#### Source data:
-=-=-=-=-

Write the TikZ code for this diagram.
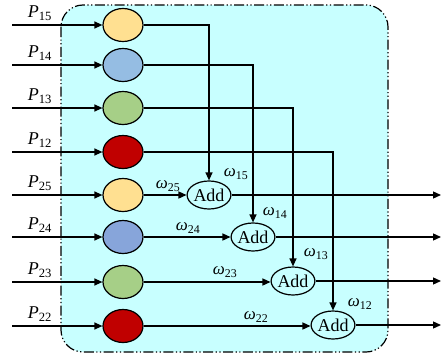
\documentclass[tikz,border=0pt]{standalone}
\usepackage{fontspec}
\setmainfont{Liberation Serif}
\usetikzlibrary{shapes.geometric,arrows.meta}
\definecolor{panel}{RGB}{200,255,255}
\definecolor{cyellow}{RGB}{255,224,145}
\definecolor{clblue}{RGB}{149,189,227}
\definecolor{cgreen}{RGB}{166,207,135}
\definecolor{cred}{RGB}{192,0,0}
\definecolor{cmblue}{RGB}{135,165,218}
\newcommand\symb[2]{\textit{#1}\textsubscript{#2}}
\begin{document}
\begin{tikzpicture}[x=1pt,y=-1pt,line width=1.3pt,
  >={Triangle[length=8pt,width=7pt]},
  unit/.style={ellipse,draw,line width=1.2pt,minimum width=40pt,minimum height=33pt,inner sep=0pt},
  adder/.style={ellipse,draw,line width=1.2pt,minimum width=37pt,minimum height=28pt,inner sep=0pt,
    font=\fontsize{18}{18}\selectfont},
  plabel/.style={font=\fontsize{18}{18}\selectfont,inner sep=0pt},
  wlabel/.style={font=\fontsize{17}{17}\selectfont,inner sep=0pt},
  panelbox/.style={fill=panel,draw,line width=1.2pt,rounded corners=22pt,
    dash pattern=on 10pt off 2.5pt on 1.2pt off 2.5pt on 1.2pt off 2.5pt}]
\useasboundingbox (0,0) rectangle (447,359);
% shaded panel
\draw[panelbox] (61,5) rectangle (388,352);

% weighting units
\node[unit,fill=cyellow] (u15) at (123,25) {};
\node[unit,fill=clblue]  (u14) at (123,65) {};
\node[unit,fill=cgreen]  (u13) at (123,108) {};
\node[unit,fill=cred]    (u12) at (123,152) {};
\node[unit,fill=cyellow] (u25) at (123,195) {};
\node[unit,fill=cmblue]  (u24) at (123,237) {};
\node[unit,fill=cgreen]  (u23) at (123,282) {};
\node[unit,fill=cred]    (u22) at (123,326) {};

% adders
\node[adder] (a1) at (209,195) {Add};
\node[adder] (a2) at (253,237) {Add};
\node[adder] (a3) at (293,281) {Add};
\node[adder] (a4) at (333,325) {Add};

% input ends and output ends
\foreach \n/\y in {15/25,14/65,13/108,12/152,25/195,24/237,23/282,22/326}
  \coordinate (in\n) at (12,\y);
\coordinate (o1) at (441,195);
\coordinate (o2) at (441,237);
\coordinate (o3) at (441,281);
\coordinate (o4) at (441,325);

% inputs
\foreach \n in {15,14,13,12,25,24,23,22}
  \draw[->] (in\n) -- (u\n);

% input labels
\node[plabel] at (40,13) {\symb{P}{15}};
\node[plabel] at (40,53) {\symb{P}{14}};
\node[plabel] at (40,96) {\symb{P}{13}};
\node[plabel] at (40,140) {\symb{P}{12}};
\node[plabel] at (40,183) {\symb{P}{25}};
\node[plabel] at (40,225) {\symb{P}{24}};
\node[plabel] at (40,270) {\symb{P}{23}};
\node[plabel] at (40,314) {\symb{P}{22}};

% first-group branches running down into the adders
\draw[->] (u15) -| (a1);
\draw[->] (u14) -| (a2);
\draw[->] (u13) -| (a3);
\draw[->] (u12) -| (a4);

% second-group branches into the adders
\draw[->] (u25) -- (a1);
\draw[->] (u24) -- (u24 -| a2.west);
\draw[->] (u23) -- (u23 -| a3.west);
\draw[->] (u22) -- (u22 -| a4.west);

% outputs
\draw[->] (a1) -- (o1);
\draw[->] (a2.east |- o2) -- (o2);
\draw[->] (a3) -- (o3);
\draw[->] (a4) -- (o4);

% weights
\node[wlabel] at (168,186) {\symb{ω}{25}};
\node[wlabel] at (188,228) {\symb{ω}{24}};
\node[wlabel] at (225,272) {\symb{ω}{23}};
\node[wlabel] at (256,317) {\symb{ω}{22}};
\node[wlabel] at (236,174) {\symb{ω}{15}};
\node[wlabel] at (275,213) {\symb{ω}{14}};
\node[wlabel] at (316,254) {\symb{ω}{13}};
\node[wlabel] at (360,304) {\symb{ω}{12}};
\end{tikzpicture}
\end{document}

-=-=-=-=-

#### Exercise task:
Write out the data precisely as given, excluding the pictures.

#### Full output:
Write the TikZ code for this diagram.
\documentclass[tikz,border=0pt]{standalone}
\usepackage{fontspec}
\setmainfont{Liberation Serif}
\usetikzlibrary{shapes.geometric,arrows.meta}
\definecolor{panel}{RGB}{200,255,255}
\definecolor{cyellow}{RGB}{255,224,145}
\definecolor{clblue}{RGB}{149,189,227}
\definecolor{cgreen}{RGB}{166,207,135}
\definecolor{cred}{RGB}{192,0,0}
\definecolor{cmblue}{RGB}{135,165,218}
\newcommand\symb[2]{\textit{#1}\textsubscript{#2}}
\begin{document}
\begin{tikzpicture}[x=1pt,y=-1pt,line width=1.3pt,
  >={Triangle[length=8pt,width=7pt]},
  unit/.style={ellipse,draw,line width=1.2pt,minimum width=40pt,minimum height=33pt,inner sep=0pt},
  adder/.style={ellipse,draw,line width=1.2pt,minimum width=37pt,minimum height=28pt,inner sep=0pt,
    font=\fontsize{18}{18}\selectfont},
  plabel/.style={font=\fontsize{18}{18}\selectfont,inner sep=0pt},
  wlabel/.style={font=\fontsize{17}{17}\selectfont,inner sep=0pt},
  panelbox/.style={fill=panel,draw,line width=1.2pt,rounded corners=22pt,
    dash pattern=on 10pt off 2.5pt on 1.2pt off 2.5pt on 1.2pt off 2.5pt}]
\useasboundingbox (0,0) rectangle (447,359);
% shaded panel
\draw[panelbox] (61,5) rectangle (388,352);

% weighting units
\node[unit,fill=cyellow] (u15) at (123,25) {};
\node[unit,fill=clblue]  (u14) at (123,65) {};
\node[unit,fill=cgreen]  (u13) at (123,108) {};
\node[unit,fill=cred]    (u12) at (123,152) {};
\node[unit,fill=cyellow] (u25) at (123,195) {};
\node[unit,fill=cmblue]  (u24) at (123,237) {};
\node[unit,fill=cgreen]  (u23) at (123,282) {};
\node[unit,fill=cred]    (u22) at (123,326) {};

% adders
\node[adder] (a1) at (209,195) {Add};
\node[adder] (a2) at (253,237) {Add};
\node[adder] (a3) at (293,281) {Add};
\node[adder] (a4) at (333,325) {Add};

% input ends and output ends
\foreach \n/\y in {15/25,14/65,13/108,12/152,25/195,24/237,23/282,22/326}
  \coordinate (in\n) at (12,\y);
\coordinate (o1) at (441,195);
\coordinate (o2) at (441,237);
\coordinate (o3) at (441,281);
\coordinate (o4) at (441,325);

% inputs
\foreach \n in {15,14,13,12,25,24,23,22}
  \draw[->] (in\n) -- (u\n);

% input labels
\node[plabel] at (40,13) {\symb{P}{15}};
\node[plabel] at (40,53) {\symb{P}{14}};
\node[plabel] at (40,96) {\symb{P}{13}};
\node[plabel] at (40,140) {\symb{P}{12}};
\node[plabel] at (40,183) {\symb{P}{25}};
\node[plabel] at (40,225) {\symb{P}{24}};
\node[plabel] at (40,270) {\symb{P}{23}};
\node[plabel] at (40,314) {\symb{P}{22}};

% first-group branches running down into the adders
\draw[->] (u15) -| (a1);
\draw[->] (u14) -| (a2);
\draw[->] (u13) -| (a3);
\draw[->] (u12) -| (a4);

% second-group branches into the adders
\draw[->] (u25) -- (a1);
\draw[->] (u24) -- (u24 -| a2.west);
\draw[->] (u23) -- (u23 -| a3.west);
\draw[->] (u22) -- (u22 -| a4.west);

% outputs
\draw[->] (a1) -- (o1);
\draw[->] (a2.east |- o2) -- (o2);
\draw[->] (a3) -- (o3);
\draw[->] (a4) -- (o4);

% weights
\node[wlabel] at (168,186) {\symb{ω}{25}};
\node[wlabel] at (188,228) {\symb{ω}{24}};
\node[wlabel] at (225,272) {\symb{ω}{23}};
\node[wlabel] at (256,317) {\symb{ω}{22}};
\node[wlabel] at (236,174) {\symb{ω}{15}};
\node[wlabel] at (275,213) {\symb{ω}{14}};
\node[wlabel] at (316,254) {\symb{ω}{13}};
\node[wlabel] at (360,304) {\symb{ω}{12}};
\end{tikzpicture}
\end{document}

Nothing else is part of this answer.